[START OF Data shown]

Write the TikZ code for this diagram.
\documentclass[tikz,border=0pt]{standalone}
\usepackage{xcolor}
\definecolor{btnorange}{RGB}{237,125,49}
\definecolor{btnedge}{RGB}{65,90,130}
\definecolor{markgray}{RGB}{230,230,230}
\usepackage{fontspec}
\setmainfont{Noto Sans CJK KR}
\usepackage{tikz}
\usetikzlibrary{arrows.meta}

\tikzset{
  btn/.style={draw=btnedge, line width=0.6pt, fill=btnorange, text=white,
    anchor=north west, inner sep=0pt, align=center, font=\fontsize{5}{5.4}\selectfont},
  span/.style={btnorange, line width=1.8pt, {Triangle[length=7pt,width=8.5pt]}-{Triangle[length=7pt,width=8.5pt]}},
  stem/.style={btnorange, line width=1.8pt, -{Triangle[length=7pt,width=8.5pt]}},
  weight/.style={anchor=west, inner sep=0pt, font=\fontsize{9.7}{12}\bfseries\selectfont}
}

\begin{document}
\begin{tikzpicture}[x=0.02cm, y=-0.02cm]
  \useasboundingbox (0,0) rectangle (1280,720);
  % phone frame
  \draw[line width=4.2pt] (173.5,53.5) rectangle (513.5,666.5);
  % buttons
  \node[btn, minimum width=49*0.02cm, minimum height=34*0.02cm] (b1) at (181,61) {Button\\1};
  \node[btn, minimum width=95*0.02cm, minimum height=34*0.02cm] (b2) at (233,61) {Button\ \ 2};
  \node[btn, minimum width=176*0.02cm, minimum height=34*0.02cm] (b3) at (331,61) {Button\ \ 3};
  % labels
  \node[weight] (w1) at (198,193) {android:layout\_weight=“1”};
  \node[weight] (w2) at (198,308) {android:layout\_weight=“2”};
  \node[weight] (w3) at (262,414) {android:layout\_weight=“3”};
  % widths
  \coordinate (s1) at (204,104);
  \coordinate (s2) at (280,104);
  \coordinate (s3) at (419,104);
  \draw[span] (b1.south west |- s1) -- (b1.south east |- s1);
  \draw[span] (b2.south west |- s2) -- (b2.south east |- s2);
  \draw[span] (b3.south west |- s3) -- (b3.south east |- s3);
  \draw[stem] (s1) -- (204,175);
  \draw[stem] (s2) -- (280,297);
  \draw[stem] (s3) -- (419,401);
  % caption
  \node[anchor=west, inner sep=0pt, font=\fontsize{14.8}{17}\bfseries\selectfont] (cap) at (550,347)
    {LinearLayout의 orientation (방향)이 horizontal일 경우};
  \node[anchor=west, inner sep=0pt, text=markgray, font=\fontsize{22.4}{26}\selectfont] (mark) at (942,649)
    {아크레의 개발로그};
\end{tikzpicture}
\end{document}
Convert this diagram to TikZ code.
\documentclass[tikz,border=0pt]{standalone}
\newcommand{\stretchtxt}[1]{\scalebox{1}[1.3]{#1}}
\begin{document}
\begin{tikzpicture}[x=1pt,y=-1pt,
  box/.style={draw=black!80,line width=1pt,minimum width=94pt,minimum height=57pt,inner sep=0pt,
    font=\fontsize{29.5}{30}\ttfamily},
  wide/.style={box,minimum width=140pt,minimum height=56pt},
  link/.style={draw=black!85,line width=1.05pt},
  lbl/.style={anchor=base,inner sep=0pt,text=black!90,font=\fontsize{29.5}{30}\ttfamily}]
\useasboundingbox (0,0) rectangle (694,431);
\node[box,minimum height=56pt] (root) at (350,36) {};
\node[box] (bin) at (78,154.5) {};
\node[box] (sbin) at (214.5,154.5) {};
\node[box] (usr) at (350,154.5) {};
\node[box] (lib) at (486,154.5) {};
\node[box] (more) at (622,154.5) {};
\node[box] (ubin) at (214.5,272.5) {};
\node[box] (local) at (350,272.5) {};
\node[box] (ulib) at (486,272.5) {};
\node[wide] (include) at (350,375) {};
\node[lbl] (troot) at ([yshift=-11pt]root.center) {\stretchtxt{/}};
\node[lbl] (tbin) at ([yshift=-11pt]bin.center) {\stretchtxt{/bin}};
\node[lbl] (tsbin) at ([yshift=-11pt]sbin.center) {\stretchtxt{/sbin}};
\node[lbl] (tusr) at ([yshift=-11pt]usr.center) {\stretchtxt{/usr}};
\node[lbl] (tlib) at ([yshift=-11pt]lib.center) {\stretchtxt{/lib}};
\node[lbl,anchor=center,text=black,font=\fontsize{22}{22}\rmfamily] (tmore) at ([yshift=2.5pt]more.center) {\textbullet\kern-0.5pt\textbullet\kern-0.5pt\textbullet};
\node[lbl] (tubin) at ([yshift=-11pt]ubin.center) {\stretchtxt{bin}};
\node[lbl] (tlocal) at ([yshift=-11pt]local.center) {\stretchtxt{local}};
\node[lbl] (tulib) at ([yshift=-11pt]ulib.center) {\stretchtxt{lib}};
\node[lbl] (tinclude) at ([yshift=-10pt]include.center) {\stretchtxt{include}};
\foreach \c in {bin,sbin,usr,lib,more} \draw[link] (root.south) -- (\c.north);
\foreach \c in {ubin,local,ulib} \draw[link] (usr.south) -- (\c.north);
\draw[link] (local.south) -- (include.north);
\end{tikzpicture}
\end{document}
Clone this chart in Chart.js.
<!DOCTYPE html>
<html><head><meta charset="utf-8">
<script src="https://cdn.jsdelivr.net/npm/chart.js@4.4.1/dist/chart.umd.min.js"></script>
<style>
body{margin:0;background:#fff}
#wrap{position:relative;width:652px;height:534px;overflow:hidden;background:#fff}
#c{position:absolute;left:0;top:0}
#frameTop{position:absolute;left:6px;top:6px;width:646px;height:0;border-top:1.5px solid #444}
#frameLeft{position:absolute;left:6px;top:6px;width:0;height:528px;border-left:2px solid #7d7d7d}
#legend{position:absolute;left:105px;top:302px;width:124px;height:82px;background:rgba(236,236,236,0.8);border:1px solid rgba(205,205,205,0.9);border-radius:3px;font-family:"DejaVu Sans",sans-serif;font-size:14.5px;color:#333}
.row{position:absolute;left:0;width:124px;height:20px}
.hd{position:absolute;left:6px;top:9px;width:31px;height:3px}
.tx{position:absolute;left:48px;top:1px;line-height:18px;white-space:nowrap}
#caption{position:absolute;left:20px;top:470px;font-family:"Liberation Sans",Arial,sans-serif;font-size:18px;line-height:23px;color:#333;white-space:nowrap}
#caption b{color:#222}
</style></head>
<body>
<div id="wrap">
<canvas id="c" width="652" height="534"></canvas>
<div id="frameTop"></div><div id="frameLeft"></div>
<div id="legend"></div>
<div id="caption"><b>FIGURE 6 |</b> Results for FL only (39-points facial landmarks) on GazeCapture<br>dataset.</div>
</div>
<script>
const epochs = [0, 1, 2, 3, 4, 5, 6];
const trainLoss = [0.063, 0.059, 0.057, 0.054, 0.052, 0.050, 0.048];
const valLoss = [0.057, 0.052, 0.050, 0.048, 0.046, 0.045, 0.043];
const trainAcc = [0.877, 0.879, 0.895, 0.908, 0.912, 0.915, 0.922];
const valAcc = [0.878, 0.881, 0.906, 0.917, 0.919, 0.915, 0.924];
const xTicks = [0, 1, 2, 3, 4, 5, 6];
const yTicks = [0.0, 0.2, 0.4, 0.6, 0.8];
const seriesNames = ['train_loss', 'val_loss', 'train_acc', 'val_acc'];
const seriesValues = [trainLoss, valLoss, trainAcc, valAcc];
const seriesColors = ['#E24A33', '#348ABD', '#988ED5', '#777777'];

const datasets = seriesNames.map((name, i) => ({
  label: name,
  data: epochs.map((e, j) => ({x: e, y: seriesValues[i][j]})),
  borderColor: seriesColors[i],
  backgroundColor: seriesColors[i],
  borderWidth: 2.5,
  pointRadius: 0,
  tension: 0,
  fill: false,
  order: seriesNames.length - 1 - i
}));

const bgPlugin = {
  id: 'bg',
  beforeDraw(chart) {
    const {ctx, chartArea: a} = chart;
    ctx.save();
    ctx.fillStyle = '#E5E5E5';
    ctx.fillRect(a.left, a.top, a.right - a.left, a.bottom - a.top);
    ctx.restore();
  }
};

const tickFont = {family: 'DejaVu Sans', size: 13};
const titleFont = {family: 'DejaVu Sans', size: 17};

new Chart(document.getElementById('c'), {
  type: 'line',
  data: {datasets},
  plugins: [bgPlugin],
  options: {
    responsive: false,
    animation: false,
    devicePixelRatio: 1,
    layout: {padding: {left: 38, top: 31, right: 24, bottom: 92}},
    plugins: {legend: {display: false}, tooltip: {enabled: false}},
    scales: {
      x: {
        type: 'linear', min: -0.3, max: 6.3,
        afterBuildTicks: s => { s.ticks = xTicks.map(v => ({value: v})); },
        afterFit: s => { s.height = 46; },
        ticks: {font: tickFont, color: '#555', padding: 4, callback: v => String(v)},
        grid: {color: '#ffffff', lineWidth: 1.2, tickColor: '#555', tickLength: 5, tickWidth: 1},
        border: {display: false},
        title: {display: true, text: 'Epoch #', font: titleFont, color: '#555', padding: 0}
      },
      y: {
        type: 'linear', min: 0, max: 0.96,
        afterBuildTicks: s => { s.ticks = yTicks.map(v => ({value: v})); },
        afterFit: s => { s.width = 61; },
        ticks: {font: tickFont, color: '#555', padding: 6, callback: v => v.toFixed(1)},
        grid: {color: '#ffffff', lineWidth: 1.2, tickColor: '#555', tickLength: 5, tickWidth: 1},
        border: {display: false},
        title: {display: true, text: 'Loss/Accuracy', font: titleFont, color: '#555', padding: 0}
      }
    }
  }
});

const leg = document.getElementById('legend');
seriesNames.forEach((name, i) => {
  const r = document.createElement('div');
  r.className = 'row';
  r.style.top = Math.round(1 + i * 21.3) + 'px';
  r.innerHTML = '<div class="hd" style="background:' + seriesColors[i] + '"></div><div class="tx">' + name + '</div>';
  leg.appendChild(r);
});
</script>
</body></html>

[END OF Data shown]

-- What this task involves --
Copy every line from the entries that contains the word "diagram".

-- Answer below --
Write the TikZ code for this diagram.
Convert this diagram to TikZ code.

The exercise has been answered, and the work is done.